New York, May 22, 2026, 16:02 EDT
- Sidus Space ended at about $5.13 on Friday, up 24.2%. Trading volume came in close to 39.35 million shares.
- The news put Sidus’ May 14 Q1 report back in view. The company showed higher revenue, cut its net loss, and had just closed a $58.5 million equity raise.
- The stock is still a risk play. Sidus is not profitable, and its filing points to cash burn, financing, and competition as risks.
Sidus Space shares rallied Friday, continuing their steep late-week surge. The Nasdaq-listed space and defense tech company saw trading volume pick up ahead of the long U.S. holiday weekend.
The stock finished up 24.2% at about $5.13 after hitting $5.2102. Around 39.35 million shares changed hands, well above the 24.17 million average Google Finance lists. Shares got close to the $5.99 52-week high.
Sidus is seeing a rally, which stands out since it’s a small, volatile stock. The market has chased space and defense tech like this before, but Sidus’s revenue is low and losses are big. The next regular U.S. trading day is Tuesday. Nasdaq’s calendar shows Memorial Day, May 25, as a market holiday.
Sidus put out its first-quarter numbers on May 14. Revenue was $359,000, up 51% year over year. The net loss came in at $5.2 million, less than the $6.4 million loss a year ago. Sidus finished March with $27.3 million in cash and didn’t have any outstanding term debt.
Sidus CEO Carol Craig said in the release the company kept pushing ahead on its technical roadmap and held onto cost controls. Craig said new milestones boosted Sidus’s “on-orbit heritage”—industry talk for getting hardware to fly and work in space, not just on the ground.

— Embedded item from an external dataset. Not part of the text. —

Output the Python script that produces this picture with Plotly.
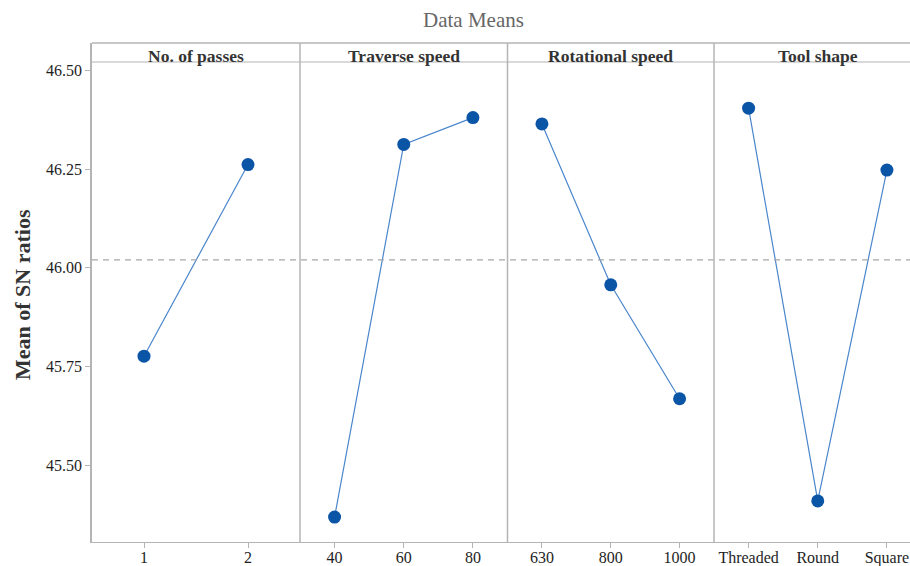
import plotly.graph_objects as go

# Main effects for SN ratios (data means)
factors = ["No. of passes", "Traverse speed", "Rotational speed", "Tool shape"]

passes_levels = ["1", "2"]
passes_means = [45.776, 46.262]

traverse_levels = ["40", "60", "80"]
traverse_means = [45.368, 46.313, 46.381]

rotational_levels = ["630", "800", "1000"]
rotational_means = [46.365, 45.957, 45.668]

tool_levels = ["Threaded", "Round", "Square"]
tool_means = [46.405, 45.409, 46.248]

grand_mean = 46.02

y_ticks = [45.50, 45.75, 46.00, 46.25, 46.50]

panels = [
    (passes_levels, passes_means),
    (traverse_levels, traverse_means),
    (rotational_levels, rotational_means),
    (tool_levels, tool_means),
]

# ---- layout geometry (pixels) ----
W, H = 910, 566
L, R, T, B = 92, 0, 43, 24
plot_w = W - L - R
plot_h = H - T - B
edges_px = [92, 300, 507.5, 714, 921.5]   # panel boundaries; last one runs past the page edge
header_px = 62

def px_to_xpaper(px):
    return (px - L) / plot_w

def px_to_ypaper(py):
    return (H - B - py) / plot_h

FONT = "Liberation Serif"
FRAME = "#b4b4b4"
MARKER = "#0b55a6"
LINE = "#4a86cc"

fig = go.Figure()

for i, (levels, means) in enumerate(panels):
    n = len(levels)
    xs = list(range(1, n + 1))
    axis_suffix = "" if i == 0 else str(i + 1)
    fig.add_trace(go.Scatter(
        x=xs, y=means, mode="lines+markers",
        line=dict(color=LINE, width=1.2),
        marker=dict(color=MARKER, size=13),
        xaxis="x" + axis_suffix, yaxis="y",
        showlegend=False, hoverinfo="skip", cliponaxis=False,
    ))
    left = edges_px[i]
    right = min(edges_px[i + 1], W)
    unit = (edges_px[i + 1] - edges_px[i]) / n
    x_hi = 0.5 + (right - left) / unit
    fig.layout["xaxis" + axis_suffix] = dict(
        domain=[px_to_xpaper(left), px_to_xpaper(right)],
        range=[0.5, x_hi],
        tickvals=xs, ticktext=levels,
        ticks="outside", ticklen=5, tickcolor=FRAME, tickwidth=1,
        ticklabelstandoff=-4,
        showline=True, linecolor=FRAME, linewidth=1,
        showgrid=False, zeroline=False, fixedrange=True, automargin=False,
        tickfont=dict(family=FONT, size=16, color="#1e1e1e"),
        anchor="y",
    )
    # factor header
    center = (edges_px[i] + edges_px[i + 1]) / 2
    fig.add_annotation(
        x=px_to_xpaper(center), y=px_to_ypaper(56.5), xref="paper", yref="paper",
        text="<b>%s</b>" % factors[i], showarrow=False,
        xanchor="center", yanchor="middle",
        font=dict(family=FONT, size=17.5, color="#333333"),
    )

y_top = 46.50 + (70.7 - T) / 394.3
y_bot = 46.50 - (H - B - 70.7) / 394.3
fig.update_layout(
    yaxis=dict(
        range=[y_bot, y_top], tickvals=y_ticks, tickformat=".2f",
        ticks="outside", ticklen=5, tickcolor=FRAME, tickwidth=1,
        showline=True, linecolor=FRAME, linewidth=1.5,
        showgrid=False, zeroline=False, fixedrange=True, automargin=False,
        tickfont=dict(family=FONT, size=16, color="#1e1e1e"),
    ),
    width=W, height=H,
    margin=dict(l=L, r=R, t=T, b=B, pad=0, autoexpand=False),
    plot_bgcolor="white", paper_bgcolor="white",
)

# frame: top border, header separator and panel dividers
shapes = [
    dict(type="line", xref="paper", yref="paper", x0=0, x1=1, y0=1, y1=1,
         line=dict(color=FRAME, width=1.5)),
    dict(type="line", xref="paper", yref="paper", x0=0, x1=1,
         y0=px_to_ypaper(header_px), y1=px_to_ypaper(header_px),
         line=dict(color=FRAME, width=1)),
    dict(type="line", xref="paper", yref="y", x0=0, x1=1,
         y0=grand_mean, y1=grand_mean,
         line=dict(color="#a8a8a8", width=1.2, dash="6px,5px")),
]
for px in edges_px[1:4]:
    shapes.append(dict(type="line", xref="paper", yref="paper",
                       x0=px_to_xpaper(px), x1=px_to_xpaper(px), y0=0, y1=1,
                       line=dict(color=FRAME, width=1.5)))
fig.update_layout(shapes=shapes)

# chart title and y-axis title
fig.add_annotation(
    x=px_to_xpaper(473), y=px_to_ypaper(20), xref="paper", yref="paper",
    text="Data Means", showarrow=False, xanchor="center", yanchor="middle",
    font=dict(family=FONT, size=21, color="#666666"),
)
fig.add_annotation(
    x=px_to_xpaper(22), y=px_to_ypaper(295), xref="paper", yref="paper",
    text="<b>Mean of SN ratios</b>", showarrow=False, textangle=-90,
    xanchor="center", yanchor="middle",
    font=dict(family=FONT, size=22, color="#333333"),
)

fig.write_html("out.html")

Sidus bills itself as a space and defense tech company. It says it provides satellite manufacturing, AI-powered space data, mission ops, and hardware builds. The LizzieSat platform is at the core—Sidus calls it a modular satellite built to carry different customer payloads and gather data from orbit.
Investors have also been tracking the company’s balance-sheet overhaul. Sidus wrapped up a best-efforts registered direct offering in April, moving 13.45 million shares of Class A common stock—or pre-funded warrants instead of shares—at $4.35 apiece, for gross proceeds of about $58.5 million. A registered direct offering puts new stock into the hands of investors under an existing registration and brings in cash, but it can also mean dilution for current shareholders.
Sidus said it will use the proceeds for working capital and general corporate purposes. The extra cash gives the company some flexibility for satellite programs and product work, but it still needs to prove its payloads, data, and hardware can scale to bigger deals.
Space stocks climbed Friday, with Rocket Lab up 8.22% and Intuitive Machines gaining 11.74%, according to Google Finance. Sidus shares also moved higher. The move looks tied to increased demand for space-linked names rather than just Sidus-specific buying.
But the downside is clear. Sidus’ latest quarterly filing points to cash burn, a need for a lot more capital, tough competition in the global space market, and dependence on outside suppliers. The company also said it used $5.65 million in operating activities in the first quarter.
Sidus shares now face a fresh question—will buyers stick around after the holiday, and can the company turn progress on recent missions into steady sales? Friday’s move gave traders the headline. But the company still has to show it can deliver results.